Mi tiempo en el vivero depende de la estación del año y su temperatura. En el verano vengo temprano y vuelvo al atardecer. Y en el invierno espero que haga más calorcito. El tiempo se me pasa volando cuando estoy acá. Me preocupo de revisar todas mis plantitas, de arreglarlas y darles amor. La verdad es que no soy tan inmune a las espinas como la gente cree. Me entierro hartas. Generalmente le pido a Pipe, un gran trabajador de este lugar, que me ayude a sacármelas, y yo hago lo mismo con él.
Mi Ricardo falleció hace dos años en un accidente y me quedé sola en este lugar. Lo atropellaron camino a comprarme unas frutitas. Se bajó del auto, cruzó la calle para llegar a la verdulería y una camioneta lo mató. Murió a los 77 años. Recuerdo como si hubiese sido ayer cuando me llamó un carabinero para decirme que fuera a la comisaria, pero que no podía contarme por qué. Apenas llegué vi a mi Ricardo tapado con un plástico. Se me vino el mundo abajo. Él era médico y armamos nuestro vivero cuando dejó la medicina. Pese a que fui yo la que empezó con el tema, él de a poco fue metiendo la cuchara. Se hacía el que no estaba convencido, pero yo sabía que iba a terminar enamorándose de este rubro. Y como era un hombre bien sabiondo, se aprendió todos los nombres y hasta terminó dando charlas por el mundo.
Cuando estaba a mi lado, él era el encargado de hacer las visitas guiadas por el lugar. Y le encantaba. Un día me dijo: 'sabe, es que yo debería haber sido profesor porque me fascina enseñar'. Es que era muy entretenido escucharlo, siempre tenía cuentos divertidos. Cuando se fue, tuve que tomar su lugar. Reconozco que al principio me costó bastante. Yo creo que era porque tenía mucha rabia acumulada, entonces me costaba ser tan amorosa como él. Ahora le fui agarrando el gustito, y me encanta. Sin embargo, Ricardo tenía un estilo muy distinto al mío: le gustaba decir todos los nombres de las plantas en latín, pero yo siempre pensaba en las pobres neuronas de la gente. '¿Usted de verdad cree que la gente cacha todo eso?', le decía para molestarlo.

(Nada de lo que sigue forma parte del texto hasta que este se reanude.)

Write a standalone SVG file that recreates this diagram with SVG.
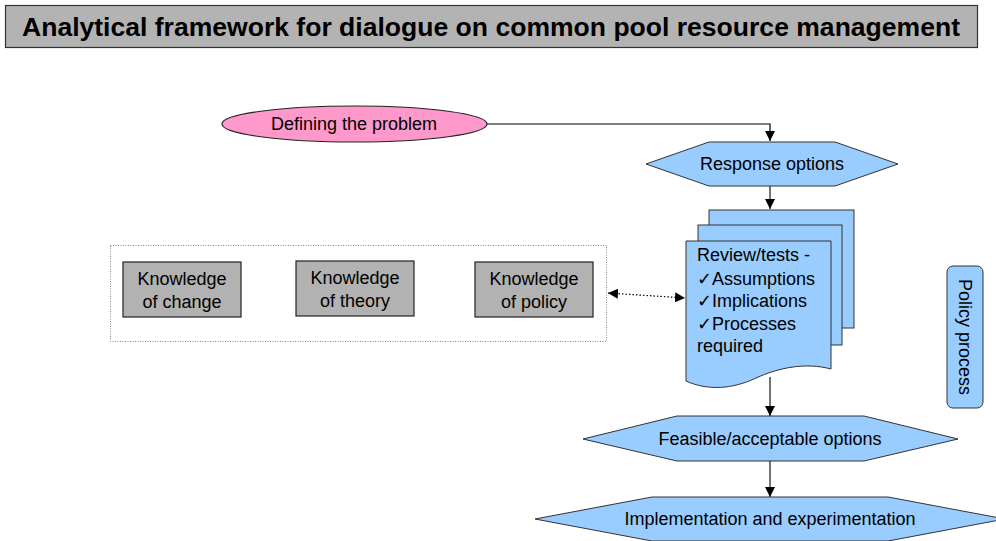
<svg xmlns="http://www.w3.org/2000/svg" width="996" height="541" viewBox="0 0 996 541">
  <style>
    text { font-family: "Liberation Sans", Arial, sans-serif; fill: #000; }
    .lbl { font-size: 18px; }
    .mid { text-anchor: middle; dominant-baseline: central; }
    .blue { fill: #99CCFF; stroke: #333; stroke-width: 1; }
    .gray { fill: #B2B2B2; stroke: #222; stroke-width: 1.2; }
    .conn { fill: none; stroke: #000; stroke-width: 1.2; }
    .conn-g { fill: none; stroke: #444; stroke-width: 1.5; }
  </style>
  <defs>
    <marker id="arrow" viewBox="0 0 10 10" refX="10" refY="5" markerWidth="10" markerHeight="10" markerUnits="userSpaceOnUse" orient="auto">
      <path d="M0,0 L10,5 L0,10 Z" fill="#000"/>
    </marker>
    <marker id="arrow-start" viewBox="0 0 10 10" refX="0" refY="5" markerWidth="10" markerHeight="10" markerUnits="userSpaceOnUse" orient="auto">
      <path d="M10,0 L0,5 L10,10 Z" fill="#000"/>
    </marker>
  </defs>

  <rect width="996" height="541" fill="#fff"/>

  <!-- Title banner -->
  <g id="title">
    <rect x="5.5" y="5.5" width="972" height="42" fill="#B3B3B3" stroke="#333" stroke-width="1.2"/>
    <text x="491" y="27" class="mid" font-size="26" font-weight="bold" textLength="938" lengthAdjust="spacingAndGlyphs">Analytical framework for dialogue on common pool resource management</text>
  </g>

  <!-- Connectors -->
  <g id="connectors">
    <path class="conn" d="M487,124 H770 V141" marker-end="url(#arrow)"/>
    <path class="conn-g" d="M770,186 V209" marker-end="url(#arrow)"/>
    <path class="conn-g" d="M770,377 V416" marker-end="url(#arrow)"/>
    <path class="conn-g" d="M770,461 V497" marker-end="url(#arrow)"/>
    <path fill="none" stroke="#000" stroke-width="1.2" stroke-dasharray="1.5,2" d="M608,293 L685,298" marker-start="url(#arrow-start)" marker-end="url(#arrow)"/>
  </g>

  <!-- Start ellipse -->
  <g id="defining-problem">
    <ellipse cx="354.5" cy="124" rx="132.5" ry="18" fill="#FF99CC" stroke="#222" stroke-width="1.2"/>
    <text x="354" y="124" class="lbl mid">Defining the problem</text>
  </g>

  <!-- Response options -->
  <g id="response-options">
    <polygon class="blue" points="646,164 709,142 835,142 898,164 835,186 709,186"/>
    <text x="772" y="164" class="lbl mid">Response options</text>
  </g>

  <!-- Multi-document review stack -->
  <g id="review-tests">
    <rect class="blue" x="709" y="210" width="145" height="118"/>
    <rect class="blue" x="698" y="225" width="144" height="120"/>
    <path class="blue" d="M686,241 H831 V369 C805,362 778,368 756,378 C733,389 708,391 686,381 Z"/>
    <text class="lbl" x="697" y="261">Review/tests -</text>
    <text class="lbl" x="697" y="285">✓Assumptions</text>
    <text class="lbl" x="697" y="307">✓Implications</text>
    <text class="lbl" x="697" y="330">✓Processes</text>
    <text class="lbl" x="697" y="352">required</text>
  </g>

  <!-- Knowledge domains -->
  <g id="knowledge">
    <rect x="110.5" y="245.5" width="496" height="96" fill="none" stroke="#888" stroke-width="1" stroke-dasharray="1,1.5"/>
  </g>
  <g id="knowledge-change">
    <rect class="gray" x="123" y="262" width="118" height="55"/>
    <text x="182" y="279" class="lbl mid">Knowledge</text>
    <text x="182" y="302" class="lbl mid">of change</text>
  </g>
  <g id="knowledge-theory">
    <rect class="gray" x="296" y="261" width="118" height="55"/>
    <text x="355" y="278" class="lbl mid">Knowledge</text>
    <text x="355" y="301" class="lbl mid">of theory</text>
  </g>
  <g id="knowledge-policy">
    <rect class="gray" x="475" y="262" width="118" height="55"/>
    <text x="534" y="279" class="lbl mid">Knowledge</text>
    <text x="534" y="302" class="lbl mid">of policy</text>
  </g>

  <!-- Policy process side label -->
  <g id="policy-process">
    <rect class="blue" x="947" y="266" width="36" height="142" rx="6" ry="6"/>
    <text class="lbl mid" transform="translate(965,337) rotate(90)">Policy process</text>
  </g>

  <!-- Feasible options -->
  <g id="feasible-options">
    <polygon class="blue" points="583,439 677,416 864,416 958,439 864,461 677,461"/>
    <text x="770" y="439" class="lbl mid">Feasible/acceptable options</text>
  </g>

  <!-- Implementation -->
  <g id="implementation">
    <polygon class="blue" points="535,519 652,497 888,497 1005,519 888,541 652,541"/>
    <text x="770" y="519" class="lbl mid">Implementation and experimentation</text>
  </g>
</svg>
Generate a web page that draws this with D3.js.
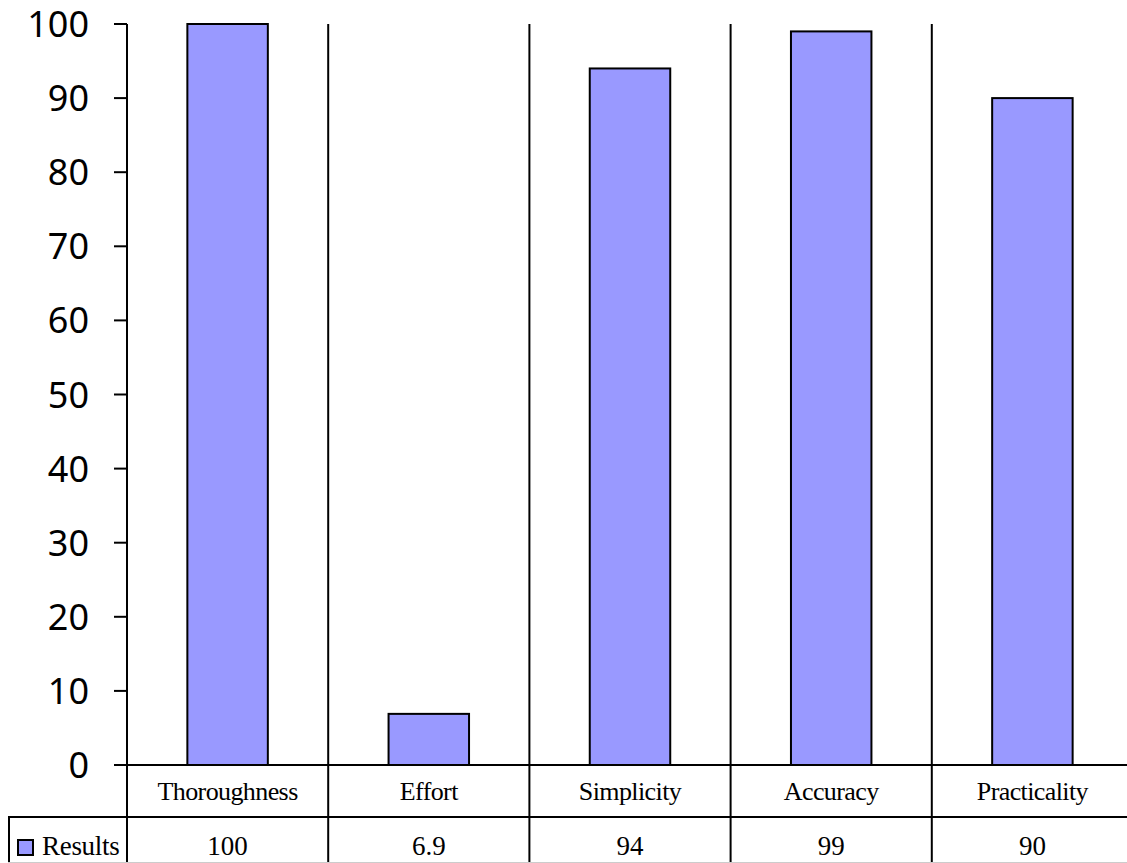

Con mi marido descubrimos nueve variedades que no estaban descritas oficialmente en el mundo, que nadie conocía. La mayoría las encontramos en nuestras excursiones. Es que a los dos nos encantaba explorar. Como muchas plantas están en la altura de los cerros, nosotros partíamos al Norte, por ejemplo, y dormíamos en el auto para salir a primera a hora a caminar como guanacos. Uno ahí descubre cosas que nadie más ha visto. En el vivero tenemos un cactus súper grande que encontramos casi al límite con Bolivia. Yo le pedí a Ricardo que lo sacáramos -solamente porque había miles más de la misma especie- y el pobre estuvo como dos horas trabajando. Lo trajimos y lo plantamos acá. Aunque este tipo de cactus hace ramas, todavía no piensa en hacerlas. Cuando hacíamos las visitas guiadas, él siempre le preguntaba a la gente: ¿Qué creen ustedes qué va a pasar primero? ¿El cactus va a llegar al techo o yo al cielo? Todos se reían y le respondían la primera opción. Y pucha, se equivocaron. Yo les pongo un uno a esos alumnos.
Pese a que me fascine estar en mi rincón verde, reconozco que mi lugar favorito de la casa es donde descansan las cenizas de mi marido, bajo un quillay enorme. No soy muy creyente, pero cuando viajé a Japón vi cómo las personas colgaban papelitos blancos llenos de deseos en los lugares sagrados. Eso me encantó, así que apenas llegué de vuelta hice lo mismo en el árbol de Ricardo. Yo siento que él me cuida todo el tiempo y que estamos en constante comunicación. Todas las noches, antes de cerrar las cortinas, le digo 'buenas noches, chico. Que duerma bien y que no pase tanto frío'.
Ingrid Schaub tiene 77 años y es diseñadora textil.